Challenge: Starting with the first line of the data below, copy each line up to and including the one containing "import numpy as np". Pictures stay out.
-*-*-
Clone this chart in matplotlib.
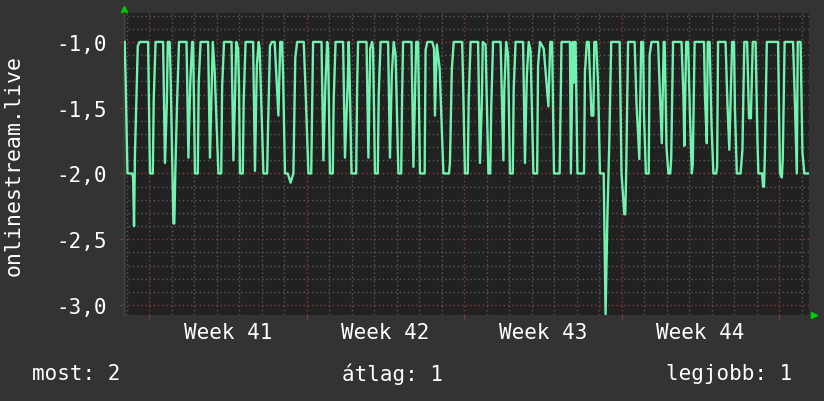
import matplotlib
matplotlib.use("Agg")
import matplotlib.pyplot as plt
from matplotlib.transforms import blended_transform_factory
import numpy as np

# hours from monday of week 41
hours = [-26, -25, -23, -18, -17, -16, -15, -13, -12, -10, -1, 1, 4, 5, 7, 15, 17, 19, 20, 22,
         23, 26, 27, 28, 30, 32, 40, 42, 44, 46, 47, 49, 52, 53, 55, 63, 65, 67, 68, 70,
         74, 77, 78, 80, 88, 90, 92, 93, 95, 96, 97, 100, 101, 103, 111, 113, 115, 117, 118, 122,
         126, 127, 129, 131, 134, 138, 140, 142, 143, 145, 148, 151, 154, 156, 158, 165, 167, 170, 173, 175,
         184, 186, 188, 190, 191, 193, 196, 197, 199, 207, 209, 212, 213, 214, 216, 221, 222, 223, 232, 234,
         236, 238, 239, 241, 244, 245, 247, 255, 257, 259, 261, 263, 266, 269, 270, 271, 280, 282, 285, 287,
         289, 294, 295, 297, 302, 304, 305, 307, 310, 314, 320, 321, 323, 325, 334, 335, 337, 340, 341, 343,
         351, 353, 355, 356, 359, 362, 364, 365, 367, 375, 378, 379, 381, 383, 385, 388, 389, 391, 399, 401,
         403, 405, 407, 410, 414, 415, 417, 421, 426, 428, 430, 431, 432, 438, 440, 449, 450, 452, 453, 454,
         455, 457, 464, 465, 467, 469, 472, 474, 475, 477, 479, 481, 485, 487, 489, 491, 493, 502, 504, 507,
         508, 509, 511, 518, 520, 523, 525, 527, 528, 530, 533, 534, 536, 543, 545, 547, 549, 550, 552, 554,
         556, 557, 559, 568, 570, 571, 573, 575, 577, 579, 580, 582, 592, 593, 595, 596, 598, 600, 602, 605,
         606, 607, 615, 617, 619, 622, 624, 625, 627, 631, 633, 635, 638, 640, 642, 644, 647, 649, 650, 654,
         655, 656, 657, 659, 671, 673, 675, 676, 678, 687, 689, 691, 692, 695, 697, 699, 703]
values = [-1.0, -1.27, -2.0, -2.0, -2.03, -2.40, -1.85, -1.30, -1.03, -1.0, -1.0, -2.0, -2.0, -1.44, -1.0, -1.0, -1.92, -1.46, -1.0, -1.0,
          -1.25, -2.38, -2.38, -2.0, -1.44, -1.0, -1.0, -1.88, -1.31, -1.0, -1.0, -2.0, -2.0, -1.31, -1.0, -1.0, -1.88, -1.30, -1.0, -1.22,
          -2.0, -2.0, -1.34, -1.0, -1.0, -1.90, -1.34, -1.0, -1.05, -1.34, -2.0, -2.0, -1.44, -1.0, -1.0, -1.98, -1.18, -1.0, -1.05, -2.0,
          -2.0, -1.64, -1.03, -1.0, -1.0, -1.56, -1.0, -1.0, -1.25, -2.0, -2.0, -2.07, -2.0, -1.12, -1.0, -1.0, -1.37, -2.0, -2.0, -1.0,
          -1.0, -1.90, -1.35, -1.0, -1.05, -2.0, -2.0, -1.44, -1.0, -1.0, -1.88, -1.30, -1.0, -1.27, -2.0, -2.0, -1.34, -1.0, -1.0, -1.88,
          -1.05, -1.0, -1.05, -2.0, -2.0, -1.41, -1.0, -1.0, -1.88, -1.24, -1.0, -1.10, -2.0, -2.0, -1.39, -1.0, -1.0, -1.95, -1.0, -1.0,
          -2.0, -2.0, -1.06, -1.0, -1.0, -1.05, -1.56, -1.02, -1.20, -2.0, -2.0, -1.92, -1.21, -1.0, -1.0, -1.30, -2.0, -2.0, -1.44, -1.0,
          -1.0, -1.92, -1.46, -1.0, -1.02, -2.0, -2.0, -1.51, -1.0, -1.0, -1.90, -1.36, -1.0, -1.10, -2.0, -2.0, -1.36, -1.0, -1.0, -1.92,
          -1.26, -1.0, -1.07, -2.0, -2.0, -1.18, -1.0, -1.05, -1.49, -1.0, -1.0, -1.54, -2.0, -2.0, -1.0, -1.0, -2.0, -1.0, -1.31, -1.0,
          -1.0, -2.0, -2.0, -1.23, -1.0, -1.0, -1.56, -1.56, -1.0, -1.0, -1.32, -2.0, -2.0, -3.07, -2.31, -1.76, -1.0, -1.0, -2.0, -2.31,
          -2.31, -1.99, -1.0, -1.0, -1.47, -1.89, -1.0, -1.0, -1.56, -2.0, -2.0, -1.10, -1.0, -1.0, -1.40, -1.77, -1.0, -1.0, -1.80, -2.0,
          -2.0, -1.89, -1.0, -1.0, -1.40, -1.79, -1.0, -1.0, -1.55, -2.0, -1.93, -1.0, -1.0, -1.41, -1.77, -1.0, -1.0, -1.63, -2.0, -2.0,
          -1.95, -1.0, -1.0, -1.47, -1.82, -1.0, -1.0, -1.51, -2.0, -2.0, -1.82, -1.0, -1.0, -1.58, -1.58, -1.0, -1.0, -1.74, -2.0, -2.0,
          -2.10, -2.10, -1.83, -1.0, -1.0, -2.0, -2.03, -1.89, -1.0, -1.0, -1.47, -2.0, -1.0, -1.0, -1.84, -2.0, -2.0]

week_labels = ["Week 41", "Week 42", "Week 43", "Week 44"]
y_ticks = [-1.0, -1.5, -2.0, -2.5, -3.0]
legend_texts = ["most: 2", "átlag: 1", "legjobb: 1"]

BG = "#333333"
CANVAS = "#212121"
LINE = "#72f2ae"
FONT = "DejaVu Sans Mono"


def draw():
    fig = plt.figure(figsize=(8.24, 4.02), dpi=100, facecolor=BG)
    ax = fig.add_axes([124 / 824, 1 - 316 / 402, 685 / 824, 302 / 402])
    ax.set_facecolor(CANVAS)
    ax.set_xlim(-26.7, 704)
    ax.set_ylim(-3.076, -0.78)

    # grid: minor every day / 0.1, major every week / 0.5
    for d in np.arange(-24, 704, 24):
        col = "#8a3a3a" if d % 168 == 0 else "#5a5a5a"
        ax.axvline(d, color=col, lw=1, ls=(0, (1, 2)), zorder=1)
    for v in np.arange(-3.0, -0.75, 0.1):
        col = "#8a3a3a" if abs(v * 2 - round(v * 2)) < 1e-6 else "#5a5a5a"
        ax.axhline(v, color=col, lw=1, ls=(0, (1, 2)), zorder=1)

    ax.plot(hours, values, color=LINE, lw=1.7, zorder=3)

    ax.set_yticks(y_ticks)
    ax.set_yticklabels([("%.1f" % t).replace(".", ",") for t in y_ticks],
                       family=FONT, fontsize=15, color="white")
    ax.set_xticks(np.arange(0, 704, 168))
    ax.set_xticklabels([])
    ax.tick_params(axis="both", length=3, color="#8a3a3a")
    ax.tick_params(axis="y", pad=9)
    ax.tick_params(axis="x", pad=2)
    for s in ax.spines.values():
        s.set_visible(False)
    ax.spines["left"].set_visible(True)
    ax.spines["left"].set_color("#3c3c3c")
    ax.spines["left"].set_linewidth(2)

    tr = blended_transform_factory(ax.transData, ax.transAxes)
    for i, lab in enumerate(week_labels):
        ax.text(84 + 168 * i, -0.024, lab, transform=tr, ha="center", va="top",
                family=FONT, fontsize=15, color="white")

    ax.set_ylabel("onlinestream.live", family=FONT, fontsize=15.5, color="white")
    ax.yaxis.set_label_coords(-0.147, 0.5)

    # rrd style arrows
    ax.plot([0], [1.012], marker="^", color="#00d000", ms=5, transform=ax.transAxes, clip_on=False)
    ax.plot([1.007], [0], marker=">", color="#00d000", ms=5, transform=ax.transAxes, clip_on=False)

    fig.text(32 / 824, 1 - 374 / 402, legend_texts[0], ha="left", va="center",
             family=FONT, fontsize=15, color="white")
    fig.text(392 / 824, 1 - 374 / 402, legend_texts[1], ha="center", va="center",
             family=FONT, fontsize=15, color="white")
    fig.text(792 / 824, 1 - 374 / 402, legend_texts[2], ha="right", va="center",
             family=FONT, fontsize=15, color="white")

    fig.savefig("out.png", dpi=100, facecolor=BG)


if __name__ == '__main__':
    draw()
-*-*-
Task response:
Clone this chart in matplotlib.
import matplotlib
matplotlib.use("Agg")
import matplotlib.pyplot as plt
from matplotlib.transforms import blended_transform_factory
import numpy as np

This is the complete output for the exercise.